Two groups participate in the EO4SEB team:
The Foundation for Research and Technology - Hellas (FORTH) and the Centre d'Etudes Spatiales de la BIOsphère (CESBIO).
FORTH (http://www.forth.gr) was established in 1983 and is one of the largest research centers in Greece with well organized facilities, highly qualified personnel and a reputation as a top-level research foundation worldwide. FORTH consisting of seven research Institutes and it is a Centre of Excellence involved in advanced research in biology, applied physics, computer science, applied mathematics, chemistry and chemical engineering, and the humanities.
The Institute of Applied and Computational Mathematics (http://www.iacm.forth.gr) is one of the Institutes of FORTH mainly concerned with issues related to numerical analysis, environmental and physiological flows and non-linear wave phenomena, Earth Observation (EO), Geographical Information Systems (GIS), spatial statistical modeling and Decision Support Systems (DSS). The emphasis of the work out carried in the Institute of Applied and Computational Mathematics is on the development of tools and methods aimed to assist regional, urban and environmental planning as well as on the development of new techniques and software for computational fluid dynamics, computational aeroacoustics, and computational wave propagation. The Institute concentrates on the application of techniques from the fields of mathematics, physics, geography, applied informatics, remote sensing, statistics, operations research, city planning and economics.

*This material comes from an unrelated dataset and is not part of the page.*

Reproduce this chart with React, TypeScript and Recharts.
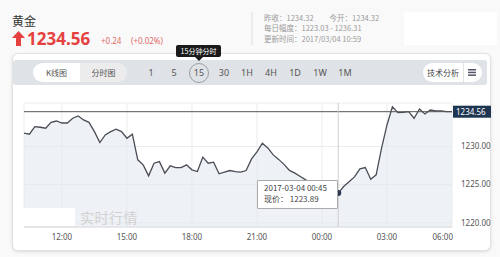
import React from 'react';
import { AreaChart, Area, XAxis, YAxis, CartesianGrid, Tooltip, ReferenceLine } from 'recharts';

const prices = [
  1231.74, 1231.61, 1232.6, 1232.52, 1232.39, 1233.17, 1233.34, 1233.08, 1233.08, 1233.7,
  1234.0, 1233.48, 1233.17, 1231.95, 1230.51, 1231.51, 1231.95, 1232.26, 1231.95, 1231.08,
  1231.61, 1228.25, 1227.59, 1226.15, 1227.81, 1228.02, 1226.51, 1227.46, 1227.24, 1227.24,
  1227.59, 1226.94, 1226.72, 1228.6, 1227.81, 1227.95, 1226.42, 1226.64, 1226.85, 1226.72,
  1226.64, 1226.85, 1228.38, 1229.29, 1230.43, 1229.81, 1228.9, 1228.31, 1227.66, 1226.87,
  1226.51, 1226.06, 1225.63, 1225.24, 1224.85, 1224.59, 1224.32, 1224.06, 1223.89, 1224.76,
  1225.37, 1226.02, 1227.07, 1227.24, 1225.72, 1226.29, 1229.78, 1232.82, 1235.21, 1234.43,
  1234.48, 1234.56, 1233.7, 1234.91, 1234.26, 1234.78, 1234.65, 1234.65, 1234.56, 1234.56,
];
const startHour = 10.25;
const stepHour = 0.25;
const xTicks = [12, 15, 18, 21, 24, 27, 30];
const yTicks = [1220, 1225, 1230];
const lastPrice = 1234.56;
const tooltipIndex = 58;
const periods = ['1', '5', '15', '30', '1H', '4H', '1D', '1W', '1M'];

const pad = (n: number) => (n < 10 ? '0' + n : '' + n);
const fmtTime = (t: number) => {
  const h = Math.floor(t) % 24;
  const m = Math.round((t - Math.floor(t)) * 60);
  return pad(h) + ':' + pad(m);
};
const fmtDate = (t: number) => (t >= 24 ? '2017-03-04' : '2017-03-03');

const data = prices.map((p, i) => ({ t: startHour + i * stepHour, price: p }));

const CJK = '"Noto Sans CJK SC", "Noto Sans", sans-serif';

const TipContent = (props: any) => {
  const { payload } = props;
  if (!payload || !payload.length) return null;
  const d = payload[0].payload;
  return (
    <div style={{ width: 73, height: 25, background: '#fff', border: '1px solid #aaa', fontFamily: CJK, fontSize: 8, color: '#444', padding: '2px 0 0 6px', boxSizing: 'content-box', lineHeight: '10.5px', borderRadius: 1 }}>
      <div>{fmtDate(d.t)} {fmtTime(d.t)}</div>
      <div>现价： {d.price.toFixed(2)}</div>
    </div>
  );
};

const XTick = (props: any) => {
  const { x, y, payload } = props;
  const last = payload.value === xTicks[xTicks.length - 1];
  return (
    <text x={last ? x + 1 : x} y={y + 5} textAnchor={last ? 'end' : 'middle'} fontSize={8} fill="#555" fontFamily="Noto Sans, sans-serif">
      {fmtTime(payload.value)}
    </text>
  );
};

const RefLabel = (props: any) => {
  const { viewBox } = props;
  const x = viewBox.x + viewBox.width;
  const y = viewBox.y;
  return (
    <g>
      <rect x={x + 1} y={y - 6} width={38} height={12} fill="#1f3652" />
      <text x={x + 4} y={y + 3} fontSize={8} fill="#fff" fontFamily="Noto Sans, sans-serif">{lastPrice.toFixed(2)}</text>
    </g>
  );
};

export default function App() {
  return (
    <div style={{ position: 'absolute', left: 0, top: 0, width: 500, height: 257, background: '#f9f9f9', overflow: 'hidden', fontFamily: CJK }}>
      {/* header */}
      <div style={{ position: 'absolute', left: 12, top: 12, fontSize: 12, color: '#333' }}>黄金</div>
      <svg style={{ position: 'absolute', left: 12, top: 31 }} width={13} height={15}>
        <polygon points="6.5,0 13,7 9,7 9,15 4,15 4,7 0,7" fill="#e5413f" />
      </svg>
      <div style={{ position: 'absolute', left: 27, top: 27, fontSize: 17, fontWeight: 'bold', color: '#e5413f', fontFamily: 'Noto Sans, sans-serif' }}>{lastPrice.toFixed(2)}</div>
      <div style={{ position: 'absolute', left: 101, top: 35, fontSize: 8, color: '#e06a68', fontFamily: 'Noto Sans, sans-serif' }}>+0.24</div>
      <div style={{ position: 'absolute', left: 131, top: 35, fontSize: 8, color: '#e06a68', fontFamily: 'Noto Sans, sans-serif' }}>(+0.02%)</div>
      <div style={{ position: 'absolute', left: 251, top: 12, width: 2, height: 33, background: '#ececec' }} />
      <div style={{ position: 'absolute', left: 404, top: 12, width: 93, height: 33, background: '#fff' }} />
      <div style={{ position: 'absolute', left: 264, top: 13, fontSize: 7.5, color: '#999', lineHeight: '10.3px' }}>
        <div>昨收：1234.32<span style={{ marginLeft: 16 }}>今开：1234.32</span></div>
        <div>每日幅度：1223.03 - 1236.31</div>
        <div>更新时间：2017/03/04 10:59</div>
      </div>

      {/* card */}
      <div style={{ position: 'absolute', left: 12, top: 53, width: 477, height: 196, background: '#fff', border: '1px solid #e3e3e3', borderRadius: 6, boxShadow: '0 1px 3px rgba(0,0,0,0.12)' }} />
      {/* toolbar */}
      <div style={{ position: 'absolute', left: 13, top: 60, width: 474, height: 25, background: '#dfe2e6', borderRadius: 3 }} />
      <div style={{ position: 'absolute', left: 33, top: 63, width: 47, height: 19, background: '#fff', borderRadius: '10px 0 0 10px', fontSize: 8, color: '#555', textAlign: 'center', lineHeight: '19px' }}>K线图</div>
      <div style={{ position: 'absolute', left: 80, top: 63, width: 47, height: 19, background: '#ececec', borderRadius: '0 10px 10px 0', fontSize: 8, color: '#555', textAlign: 'center', lineHeight: '19px' }}>分时图</div>
      {periods.map((p, i) => {
        const cx = [151, 174, 199, 224, 247, 271, 295, 320, 345][i];
        const sel = p === '15';
        return (
          <div key={p} style={{ position: 'absolute', left: cx - 10, top: 63, width: 18, height: 18, borderRadius: 10, border: sel ? '1px solid #9aa0a6' : '1px solid transparent', fontSize: 9, color: '#555', textAlign: 'center', lineHeight: '18px', fontFamily: 'Noto Sans, sans-serif' }}>{p}</div>
        );
      })}
      <div style={{ position: 'absolute', left: 423, top: 63, width: 59, height: 19, background: '#fff', borderRadius: 10 }} />
      <div style={{ position: 'absolute', left: 423, top: 63, width: 40, height: 19, fontSize: 8, color: '#444', textAlign: 'center', lineHeight: '19px', borderRight: '1px solid #e3e3e3' }}>技术分析</div>
      <svg style={{ position: 'absolute', left: 468, top: 69 }} width={8} height={7}>
        <rect x={0} y={0} width={8} height={1.5} fill="#556" />
        <rect x={0} y={2.7} width={8} height={1.5} fill="#556" />
        <rect x={0} y={5.4} width={8} height={1.5} fill="#556" />
      </svg>
      {/* 15min tooltip */}
      <div style={{ position: 'absolute', left: 176, top: 45, width: 45, height: 12, background: '#1a1a1a', borderRadius: 2, color: '#fff', fontSize: 7, textAlign: 'center', lineHeight: '12px' }}>15分钟分时</div>
      <svg style={{ position: 'absolute', left: 195, top: 57 }} width={8} height={4}>
        <polygon points="0,0 8,0 4,4" fill="#1a1a1a" />
      </svg>

      {/* chart */}
      <div style={{ position: 'absolute', left: 0, top: 0 }}>
        <AreaChart width={500} height={257} data={data} margin={{ top: 103, right: 8, bottom: 10, left: 24 }}>
          <CartesianGrid stroke="#ececec" strokeWidth={1} />
          <XAxis dataKey="t" type="number" domain={[startHour, 30]} ticks={xTicks} tick={<XTick />} tickLine={false} axisLine={{ stroke: '#dcdcdc' }} height={20} interval={0} />
          <YAxis orientation="right" type="number" domain={[1219.45, 1235.7]} ticks={yTicks} tickFormatter={(v: number) => v.toFixed(2)} tick={{ fontSize: 8, fill: '#555', fontFamily: 'Noto Sans, sans-serif', textAnchor: 'start' }} tickLine={false} axisLine={false} tickMargin={3} width={40} />
          <ReferenceLine y={lastPrice} stroke="#555" strokeWidth={1} label={<RefLabel />} ifOverflow="extendDomain" />
          <Area type="linear" dataKey="price" stroke="#4a4d55" strokeWidth={1.3} fill="#e3e7f0" fillOpacity={0.6} isAnimationActive={false} dot={false} activeDot={{ r: 3, fill: '#2b3550', stroke: 'none' }} />
          <Tooltip active={true} defaultIndex={tooltipIndex} content={<TipContent />} cursor={{ stroke: '#cfcfcf', strokeWidth: 1 }} position={{ x: 257, y: 180 }} isAnimationActive={false} wrapperStyle={{ outline: 'none' }} />
        </AreaChart>
      </div>

      {/* watermark */}
      <div style={{ position: 'absolute', left: 22, top: 208, width: 53, height: 18, background: '#fff' }} />
      <div style={{ position: 'absolute', left: 80, top: 207, fontSize: 14, color: '#d2d2d2', letterSpacing: 0.5 }}>实时行情</div>
    </div>
  );
}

EO is a key research direction in FORTH, intensifying the R&D efforts for the development of operational applications using GIS and remote sensing technology that can lead to decision support systems in the domains of environmental monitoring, urban planning, transportation applications, and health. Emphasis is also given to the synergy of remote sensing, numerical models and GIS in urban environmental studies.
CESBIO (http://www.cesbio.ups-tlse.fr/index_us.htm) is a joint laboratory of the Centre National d'Etudes Spatiales (CNES), the Centre National de la Recherche Scientifique (CNRS), the Université Paul Sabatier, Toulouse (UPS), and the Institut pour la Recherche et le développement. The 3 major axes of CESBIO are: 3D integrated modeling of continental surfaces: radiative transfer (for remote sensing simulation and 3D radiative budget), vegetation growth, hydrology; Remote sensing space missions; and Observatories (Regional Space Observatories in South Western France and Morocco delivering web map services). CESBIO is organized in 2 research teams, functioning modeling and remote sensing of continental surfaces. They develop models that describe the process of exchanging energy and matter at the interface Soil - Vegetation - Atmosphere and simulate remote sensing measurements. The approach relies on the collaboration of research in physics and ecology, and collaboration with CESBIO projects and preparation of space missions. The models (simulation of landscapes and / or physical and biological processes involved) are based primarily on "mechanistic" approaches, which depends on the complexity of these processes and the structure of landscapes. Thus, it will be one-dimensional (1D), two-dimensional (2D) or three-dimensional (3D) depending on the objectives and environments studied. Two types of modeling are developed and implemented. Radiative transfer modeling to simulate remote sensing data and radiation budget. Integrated modeling of all processes (water flow, photosynthesis,...), which determine the functioning of land surfaces. A key point is that the 2 modeling approaches are complementary. The heterogeneity of the environment is a major concern.